Kgetlengrivier shows citizens are reclaiming power in 1989 reprise - Businesslive

28 February 2021 - There was an early 1980s joke about a South African abroad meeting someone from Lebanon and being staggered to learn that the man lived in Beirut, then well into its more than a decade of hellish civil strife, car bombs and almost constant gunfire, senseless death and perpetual fear.

Michael Morris

There was an early 1980s joke about a South African abroad meeting someone from Lebanon and being staggered to learn that the man lived in Beirut, then well into its more than a decade of hellish civil strife, car bombs and almost constant gunfire, senseless death and perpetual fear.

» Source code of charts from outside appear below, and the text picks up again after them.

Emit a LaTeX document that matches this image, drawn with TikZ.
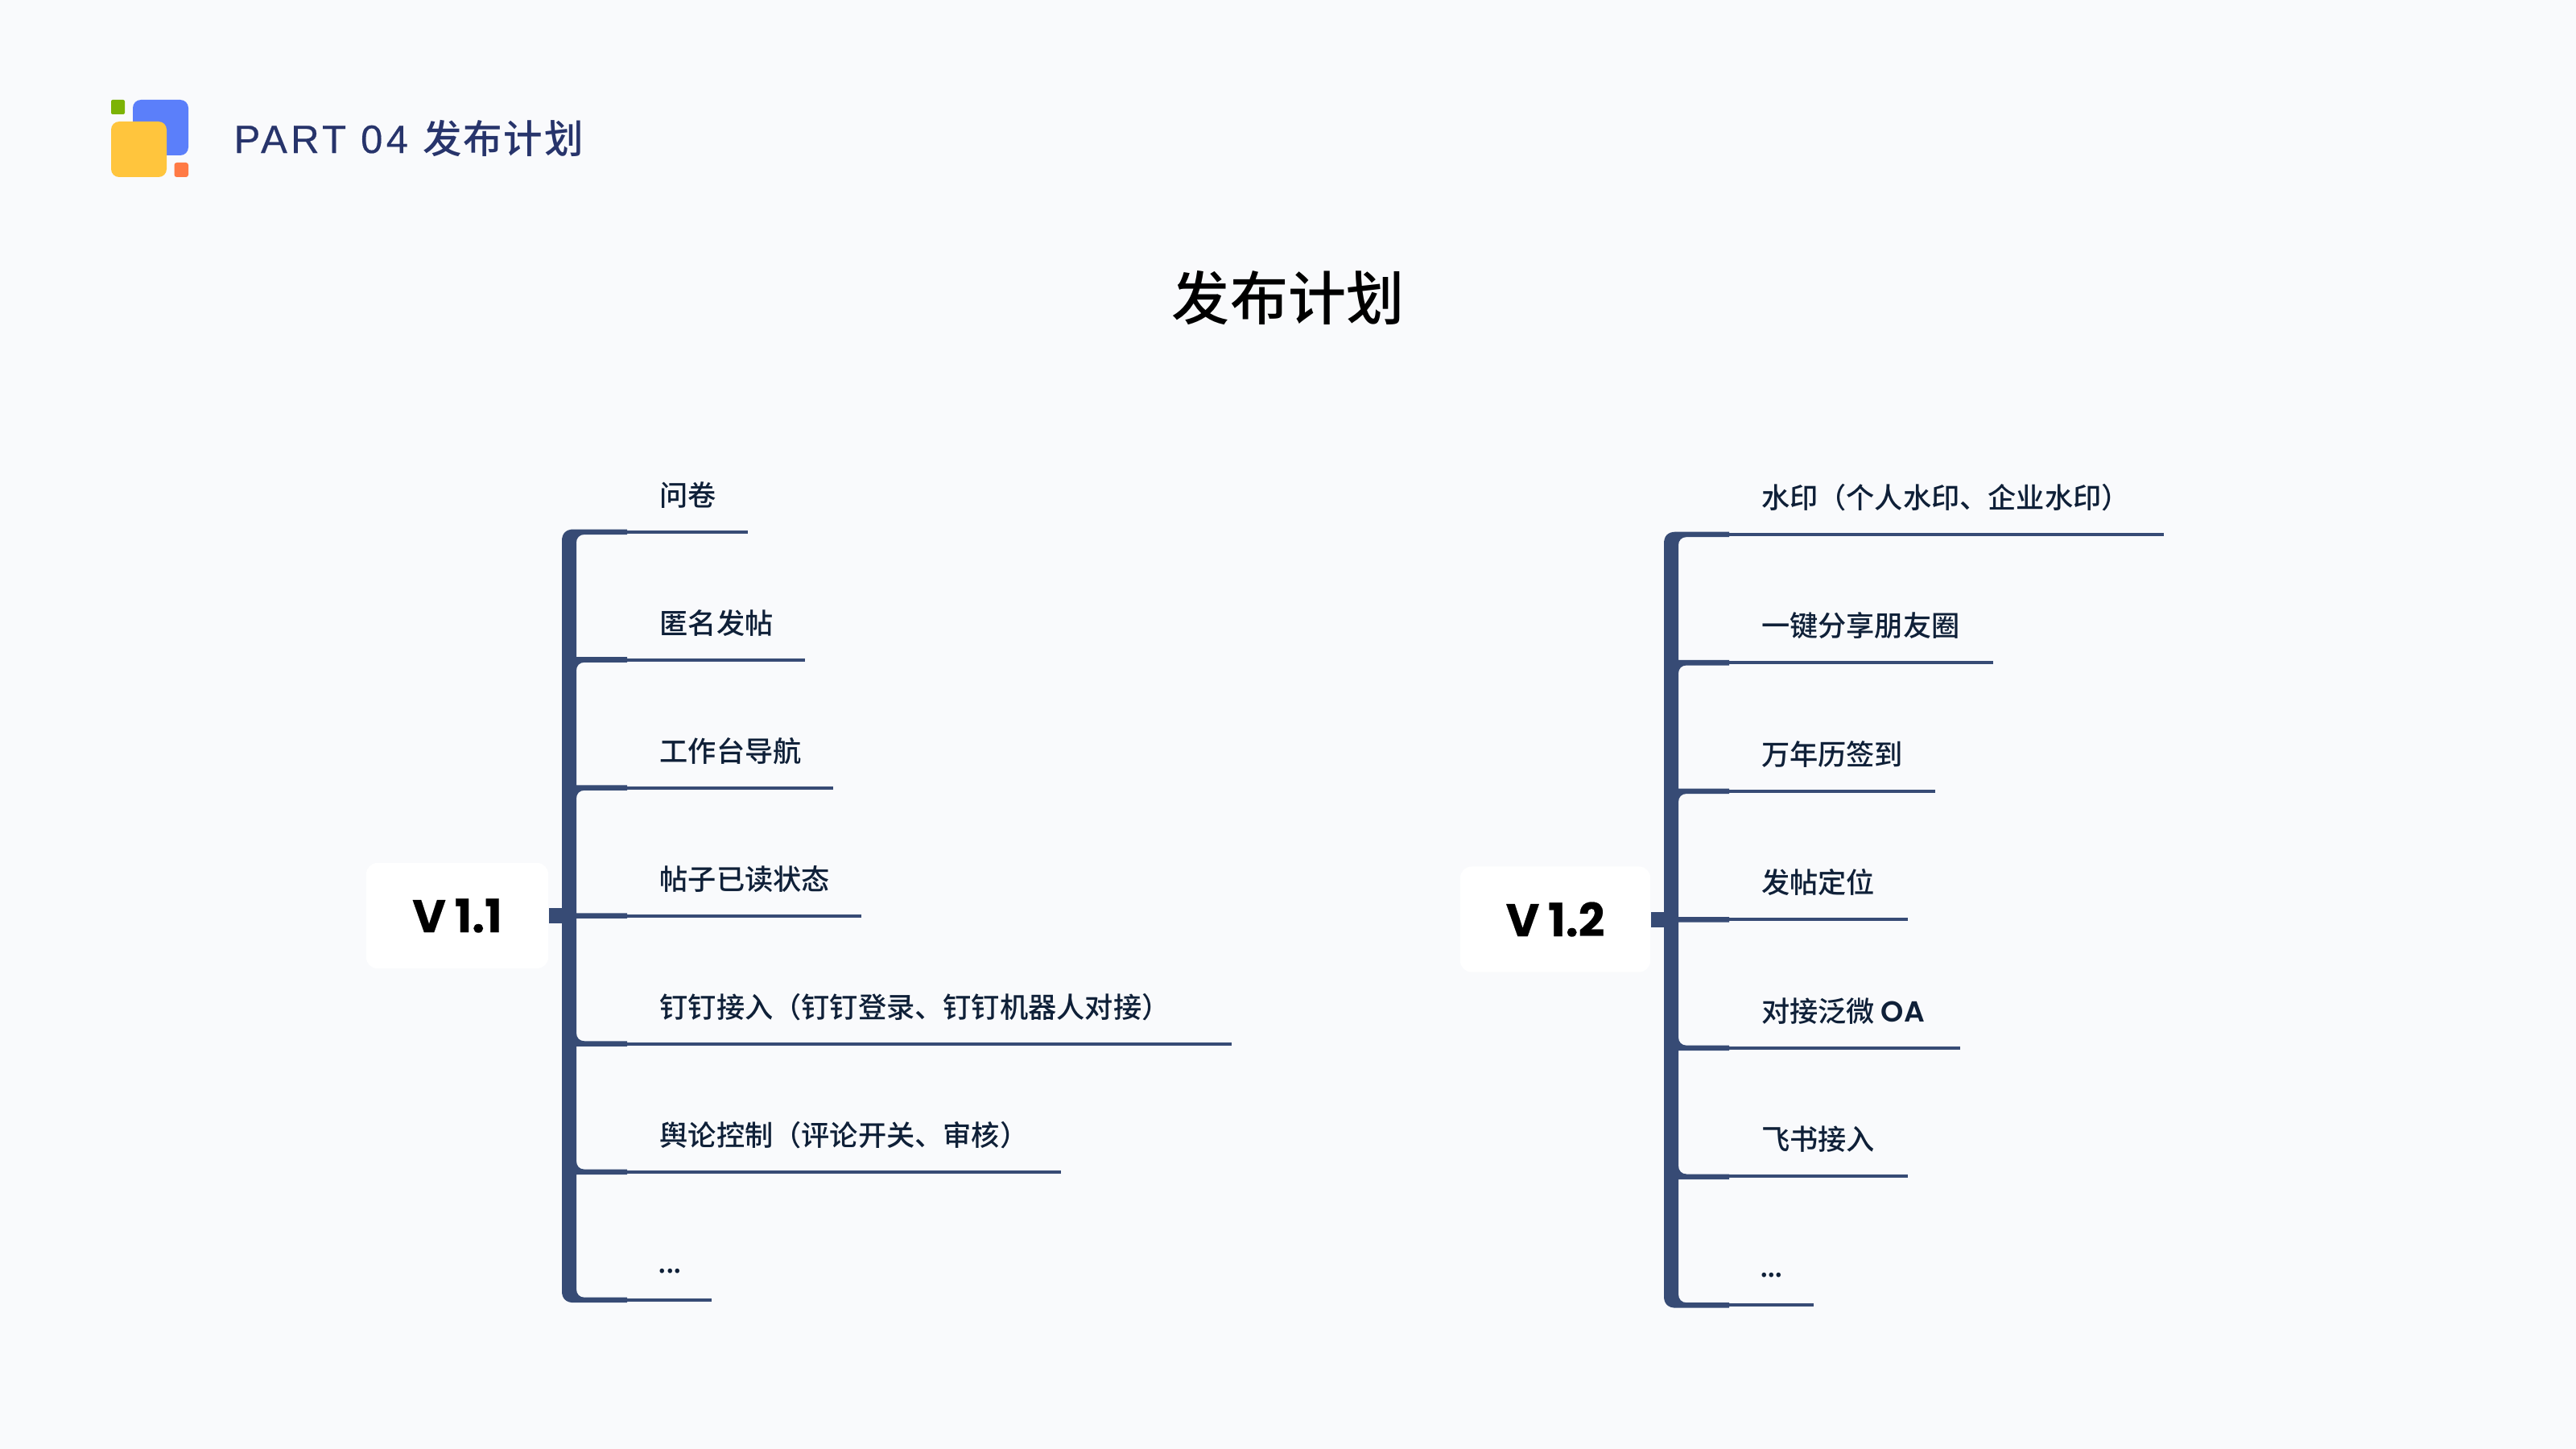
\documentclass[tikz,border=0pt]{standalone}
\usepackage{fontspec}
\newfontfamily\cjkm{Noto Sans CJK SC Medium}
\newfontfamily\headfont[LetterSpace=9,FakeBold=0.4]{Liberation Sans}
\newfontfamily\headcjk[LetterSpace=4]{Noto Sans CJK SC Medium}
\newfontfamily\popb[BoldFeatures={FakeBold=0.35}]{Poppins}
\newfontfamily\oafont{Poppins SemiBold}
\newcommand\pxfont[1]{\fontsize{\the\dimexpr 0.02845pt*#1\relax}{\the\dimexpr 0.034pt*#1\relax}\selectfont}
\newcommand\threedots{\kern-0.05em\raisebox{0.04em}{.\kern-0.04em.\kern-0.04em.}}
\definecolor{bgc}{HTML}{F9FAFC}
\definecolor{spinec}{HTML}{374B75}
\definecolor{itemc}{HTML}{0F2038}
\definecolor{headc}{HTML}{27346B}
\definecolor{lblue}{HTML}{5B7FFA}
\definecolor{lyellow}{HTML}{FFC53D}
\definecolor{lgreen}{HTML}{7CB305}
\definecolor{lorange}{HTML}{FF7A45}
\newcommand\treepath{%
 \fill[spinec] (698,672) .. controls (698,662.5) and (703,657.5) .. (713,657.5) -- (779,657.5) -- (779,664) -- (726,664)
  .. controls (720,664) and (716,668) .. (716,674)
  -- (716,816.2) -- (779,816.2) -- (779,822.8) -- (726,822.8) .. controls (720,822.8) and (716,826.8) .. (716,833)
  -- (716,975.3) -- (779,975.3) -- (779,981.8) -- (726,981.8) .. controls (720,981.8) and (716,985.8) .. (716,992)
  -- (716,1134.3) -- (779,1134.3) -- (779,1140.8) -- (716,1140.8)
  -- (716,1283) .. controls (716,1289.3) and (720,1293.3) .. (726,1293.3) -- (779,1293.3) -- (779,1299.8) -- (716,1299.8)
  -- (716,1442) .. controls (716,1448.6) and (720,1452.6) .. (726,1452.6) -- (779,1452.6) -- (779,1459.2) -- (716,1459.2)
  -- (716,1601) .. controls (716,1607.7) and (720,1611.7) .. (726,1611.7) -- (779,1611.7) -- (779,1618.2) -- (713,1618.2)
  .. controls (703,1618.2) and (698,1613) .. (698,1604) -- cycle;}
\begin{document}
\begin{tikzpicture}[x=0.01cm,y=-0.01cm,
  rootbox/.style={fill=white,rounded corners=0.14cm,inner sep=0pt,text=black,font=\popb\bfseries\pxfont{570}},
  item/.style={anchor=base west,inner sep=0pt,text=itemc,font=\cjkm\pxfont{352}},
  thinline/.style={draw=spinec,line width=0.04cm},
  stub/.style={draw=spinec,line width=0.19cm}]
\useasboundingbox (0,0) rectangle (3200,1800);
\fill[bgc] (0,0) rectangle (3200,1800);
% logo
\fill[lgreen,rounded corners=0.02cm] (138,124) rectangle (155,142);
\fill[lblue,rounded corners=0.1cm] (165,124) rectangle (234,193);
\fill[lyellow,rounded corners=0.1cm] (138,151) rectangle (207,220);
\fill[lorange,rounded corners=0.03cm] (216.5,202) rectangle (234,220);
\node[anchor=base west,inner sep=0pt,text=headc] (head) at (290,190) {\headfont\pxfont{490}PART 04 \headcjk\pxfont{485}发布计划};
\node[inner sep=0pt,text=black] (title) at (1600,370) {\cjkm\pxfont{720}发布计划};
% left tree
\treepath
\coordinate (ls) at (698,1137.5);
\node[rootbox,minimum width=2.26cm,minimum height=1.31cm] (v11) at (568,1137.5) {V\kern-0.02em\ 1.1};
\draw[stub] (v11.east) -- (ls);
\foreach \i/\t/\e in {0/问卷/929,1/匿名发帖/1000,2/工作台导航/1035,3/帖子已读状态/1070,4/钉钉接入（钉钉登录、钉钉机器人对接）/1530,5/舆论控制（评论开关、审核）/1318,6/\threedots/884}{
  \pgfmathsetmacro\yy{660.5+159.05*\i}
  \coordinate (la\i) at (779,\yy);
  \coordinate (lb\i) at (\e,\yy);
  \node[item] (lt\i) at (819,\yy-32) {\t};
  \draw[thinline] (la\i) -- (lb\i);
}
% right tree
\begin{scope}[shift={(1369,1142.3)},yscale=1.0035,shift={(0,-1137.5)}]
\treepath
\end{scope}
\coordinate (rs) at (2067,1142);
\node[rootbox,minimum width=2.36cm,minimum height=1.31cm] (v12) at (1932,1142) {V\kern-0.02em\ 1.2};
\draw[stub] (v12.east) -- (rs);
\foreach \i/\t/\e in {0/水印（个人水印、企业水印）/2688,1/一键分享朋友圈/2476,2/万年历签到/2404,3/发帖定位/2370,4/{对接泛微 {\oafont\pxfont{360}OA}}/2435,5/飞书接入/2370,6/\threedots/2253}{
  \pgfmathsetmacro\yy{663.7+159.55*\i}
  \pgfmathsetmacro\xa{2148}
  \coordinate (ra\i) at (\xa,\yy);
  \coordinate (rb\i) at (\e,\yy);
  \node[item] (rt\i) at (2187.3,\yy-32.7) {\t};
  \draw[thinline] (ra\i) -- (rb\i);
}
\end{tikzpicture}
\end{document}
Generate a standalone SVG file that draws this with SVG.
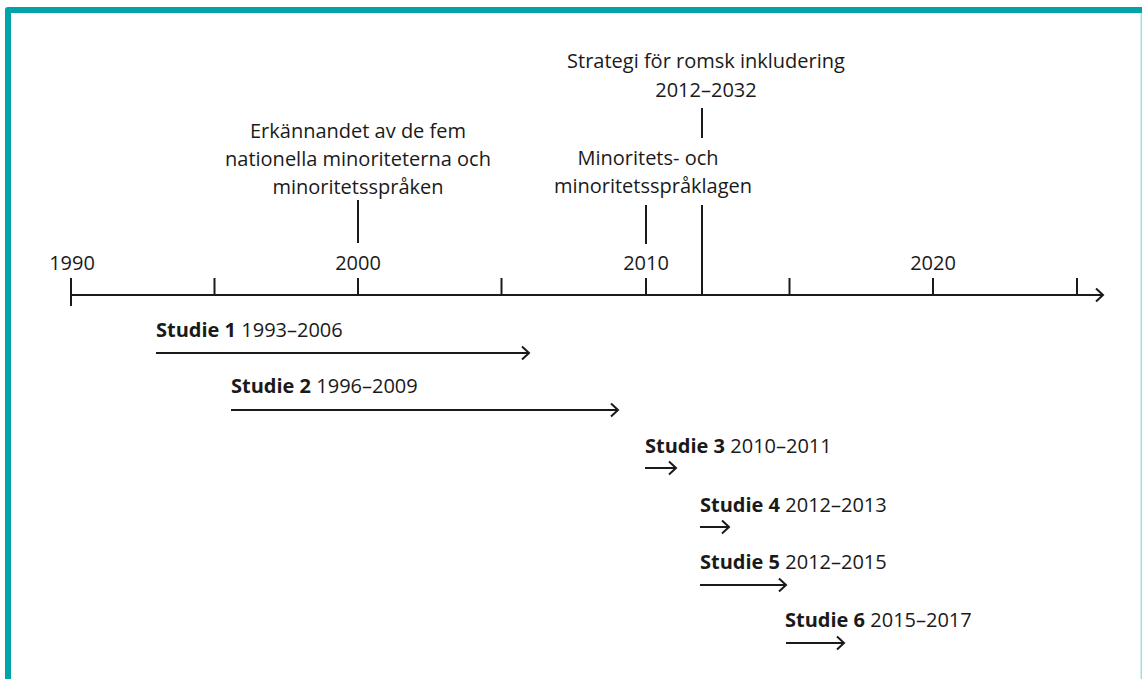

In the joke, such as it is, all the bewildered South African wants to know is: how do you possibly manage?

“Life goes on,” the man shrugs. “You get used to it. You manage.”

“And you?” the Beiruti asks. “Where do you live?”

“Me? South Africa.”

“South Africa! I’m so sorry,” the aghast Beiruti replies, “I can’t even imagine how terrible that must be!”

It worked as a joke then because in so many ways everything seemed normal enough ... at least, normally broken, normally violent, normally hopeless. Whatever it looked like from afar, life went on, people managed. They got used to it. And when it got worse they got used to that too.

But only up to a point. There came a moment in the late 1980s when South Africans were united as never before in recognising that their condition was not a cosmic inevitability but a consequence of choices and decisions and, fundamentally, a profound underestimation of who they were, and what their real interests were. They were being abused. And they knew the abuse would not stop until they acted.

Many gestures and events reflect the gathering unanimity, but it is perhaps best captured in the mass march in Cape Town in September 1989 in defiance of the state of emergency.

FW de Klerk — who would become president days later, having won the last whites-only election on September 6 — appeared to signal an acknowledgment of the resolve of an impatient and resentful citizenry when he stayed the hand of the security establishment and in effect allowed the illegal march to go ahead.

Commentator Allister Sparks perceived this moment as the beginning of the normalisation of SA politics, a precursor to the ground-breaking political concessions months later that ended apartheid.

It is sobering, though of course heartening, that democratic SA has reached its 1989 moment now. Abused citizens have moved beyond saying they have had enough of corruption, incompetence, crippling policy and crassly indifferent politicians who devote more energy to racial scapegoating than trying to do their jobs properly; they are stepping in and doing things differently. They are bypassing a useless, abusive state.

There have been numerous similar instances, but the recent events in the dysfunctional North West municipality of Kgetlengrivier is a clear reflection of where South Africans stand in 2021, and what they are doing about it.

In December, the Koster and Swartruggens ratepayers’ association, Kgetlengrivier Concerned Citizens, won court approval to take over running the town’s new but derelict R144m water and wastewater works.

For years the ANC-run municipality had failed to deliver these basic services. Worse, it even contested the December court order. Not only was the challenge rejected, but the court ordered that the municipality and provincial government pay Kgetlengrivier Concerned Citizens the R7.5m it has spent on fixing the mess, as well as their legal costs. Under citizen control, the water was restored in just three days.

Increasing numbers of citizens are discovering they can turn the tables on a state that abuses them, just as they did in the late 1980s. Once again, they are saying enough is enough. The larger political meaning is unmistakable.

• Morris is head of media at the SA Institute of Race Relations.